__Work required__: The listing below begins with the first line you should copy; stop after the line containing "xshift=-6pt, yshift=-2pt]center:Error creating\\root", and drop every picture.
········
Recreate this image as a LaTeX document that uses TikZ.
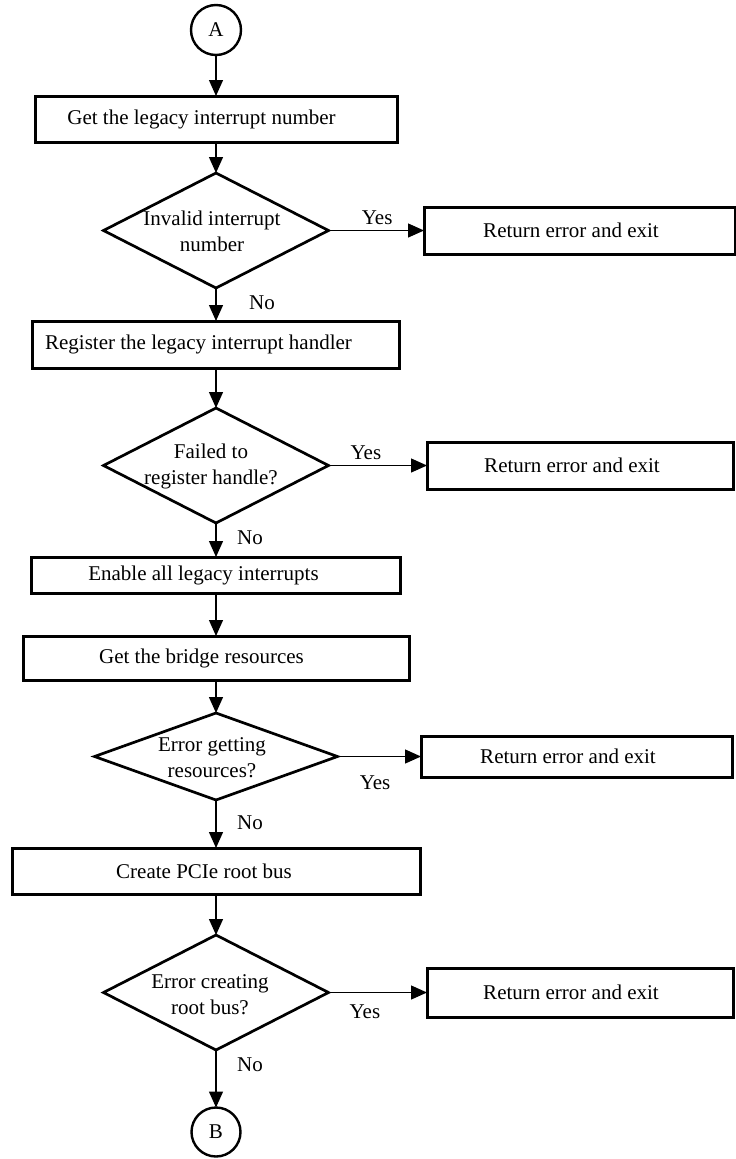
\documentclass[tikz,border=0pt]{standalone}
\usepackage{fontspec}
\setmainfont{Liberation Serif}
\usetikzlibrary{shapes.geometric,arrows.meta}
\tikzset{
  proc/.style={draw=black, line width=3pt, rectangle, inner sep=0pt, outer sep=0pt},
  dec/.style={draw=black, line width=2.7pt, diamond, inner sep=0pt, outer sep=0pt},
  conn/.style={draw=black, line width=2.4pt, circle, inner sep=0pt, outer sep=0pt, minimum size=50pt},
  arr/.style={draw=black, line width=1.3pt, -{Triangle[length=16pt,width=14pt]}},
  lbl/.style={inner sep=0pt, anchor=center},
  txt/.style={align=center, inner sep=0pt}
}
\begin{document}
\begin{tikzpicture}[x=1pt,y=-1pt,font=\fontsize{21}{26}\selectfont]
\fill[white] (0,0) rectangle (736,1159);
\useasboundingbox (0,0) rectangle (736,1159);

% connectors A / B
\node[conn] (A) at (216,30) {A};
\node[conn, minimum size=49pt] (B) at (216,1132) {B};

% process boxes
\node[proc, minimum width=362pt, minimum height=46pt] (b1) at (216,119) {Get the legacy interrupt number\hspace*{29pt}};
\node[proc, minimum width=367pt, minimum height=47pt] (b2) at (216,344.5) {Register the legacy interrupt handler\hspace*{35pt}};
\node[proc, minimum width=369pt, minimum height=36pt] (b3) at (216,575) {Enable all legacy interrupts\hspace*{25pt}};
\node[proc, minimum width=386pt, minimum height=44pt] (b4) at (216,658) {Get the bridge resources\hspace*{29pt}};
\node[proc, minimum width=408pt, minimum height=46pt] (b5) at (216,871) {Create PCIe root bus\hspace*{24pt}};

% decisions
\node[dec, minimum width=225pt, minimum height=115pt,
  label={[txt, xshift=-4pt, yshift=-1pt]center:Invalid interrupt\\number}] (d1) at (216,230.5) {};
\node[dec, minimum width=225pt, minimum height=115pt,
  label={[txt, xshift=-5pt, yshift=-1pt]center:Failed to\\register handle?}] (d2) at (216,465.5) {};
\node[dec, minimum width=243pt, minimum height=87pt,
  label={[txt, xshift=-4pt, yshift=-1pt]center:Error getting\\resources?}] (d3) at (216,756.5) {};
\node[dec, minimum width=225pt, minimum height=115pt,
  label={[txt, xshift=-6pt, yshift=-2pt]center:Error creating\\root bus?}] (d4) at (216,992.5) {};

% return boxes
\node[proc, minimum width=311pt, minimum height=47pt] (r1) at (579.5,230.5) {Return error and exit\hspace*{17pt}};
\node[proc, minimum width=306pt, minimum height=47pt] (r2) at (580,465.5) {Return error and exit\hspace*{16pt}};
\node[proc, minimum width=311pt, minimum height=41pt] (r3) at (576.5,756.5) {Return error and exit\hspace*{17pt}};
\node[proc, minimum width=306pt, minimum height=49pt] (r4) at (580,992.5) {Return error and exit\hspace*{18pt}};

% main flow
\draw[arr] (A) -- (b1);
\draw[arr] (b1) -- (d1);
\draw[arr] (d1) -- node[lbl, pos=0.45, xshift=46pt] {No} (b2);
\draw[arr] (b2) -- (d2);
\draw[arr] (d2) -- node[lbl, pos=0.44, xshift=34pt] {No} (b3);
\draw[arr] (b3) -- (b4);
\draw[arr] (b4) -- (d3);
\draw[arr] (d3) -- node[lbl, pos=0.48, xshift=34pt] {No} (b5);
\draw[arr] (b5) -- (d4);
\draw[arr] (d4) -- node[lbl, pos=0.26, xshift=34pt] {No} (B);

% yes branches
\draw[arr] (d1.east) -- node[lbl, pos=0.51, yshift=12.5pt] {Yes} (r1.west);
\draw[arr] (d2.east) -- node[lbl, pos=0.38, yshift=13pt] {Yes} (r2.west);
\draw[arr] (d3.east) -- node[lbl, pos=0.45, yshift=-26pt] {Yes} (r3.west);
\draw[arr] (d4.east) -- node[lbl, pos=0.37, yshift=-19pt] {Yes} (r4.west);
\end{tikzpicture}
\end{document}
········
__Worked answer__:
Recreate this image as a LaTeX document that uses TikZ.
\documentclass[tikz,border=0pt]{standalone}
\usepackage{fontspec}
\setmainfont{Liberation Serif}
\usetikzlibrary{shapes.geometric,arrows.meta}
\tikzset{
  proc/.style={draw=black, line width=3pt, rectangle, inner sep=0pt, outer sep=0pt},
  dec/.style={draw=black, line width=2.7pt, diamond, inner sep=0pt, outer sep=0pt},
  conn/.style={draw=black, line width=2.4pt, circle, inner sep=0pt, outer sep=0pt, minimum size=50pt},
  arr/.style={draw=black, line width=1.3pt, -{Triangle[length=16pt,width=14pt]}},
  lbl/.style={inner sep=0pt, anchor=center},
  txt/.style={align=center, inner sep=0pt}
}
\begin{document}
\begin{tikzpicture}[x=1pt,y=-1pt,font=\fontsize{21}{26}\selectfont]
\fill[white] (0,0) rectangle (736,1159);
\useasboundingbox (0,0) rectangle (736,1159);

% connectors A / B
\node[conn] (A) at (216,30) {A};
\node[conn, minimum size=49pt] (B) at (216,1132) {B};

% process boxes
\node[proc, minimum width=362pt, minimum height=46pt] (b1) at (216,119) {Get the legacy interrupt number\hspace*{29pt}};
\node[proc, minimum width=367pt, minimum height=47pt] (b2) at (216,344.5) {Register the legacy interrupt handler\hspace*{35pt}};
\node[proc, minimum width=369pt, minimum height=36pt] (b3) at (216,575) {Enable all legacy interrupts\hspace*{25pt}};
\node[proc, minimum width=386pt, minimum height=44pt] (b4) at (216,658) {Get the bridge resources\hspace*{29pt}};
\node[proc, minimum width=408pt, minimum height=46pt] (b5) at (216,871) {Create PCIe root bus\hspace*{24pt}};

% decisions
\node[dec, minimum width=225pt, minimum height=115pt,
  label={[txt, xshift=-4pt, yshift=-1pt]center:Invalid interrupt\\number}] (d1) at (216,230.5) {};
\node[dec, minimum width=225pt, minimum height=115pt,
  label={[txt, xshift=-5pt, yshift=-1pt]center:Failed to\\register handle?}] (d2) at (216,465.5) {};
\node[dec, minimum width=243pt, minimum height=87pt,
  label={[txt, xshift=-4pt, yshift=-1pt]center:Error getting\\resources?}] (d3) at (216,756.5) {};
\node[dec, minimum width=225pt, minimum height=115pt,
  label={[txt, xshift=-6pt, yshift=-2pt]center:Error creating\\root bus?}] (d4) at (216,992.5) {};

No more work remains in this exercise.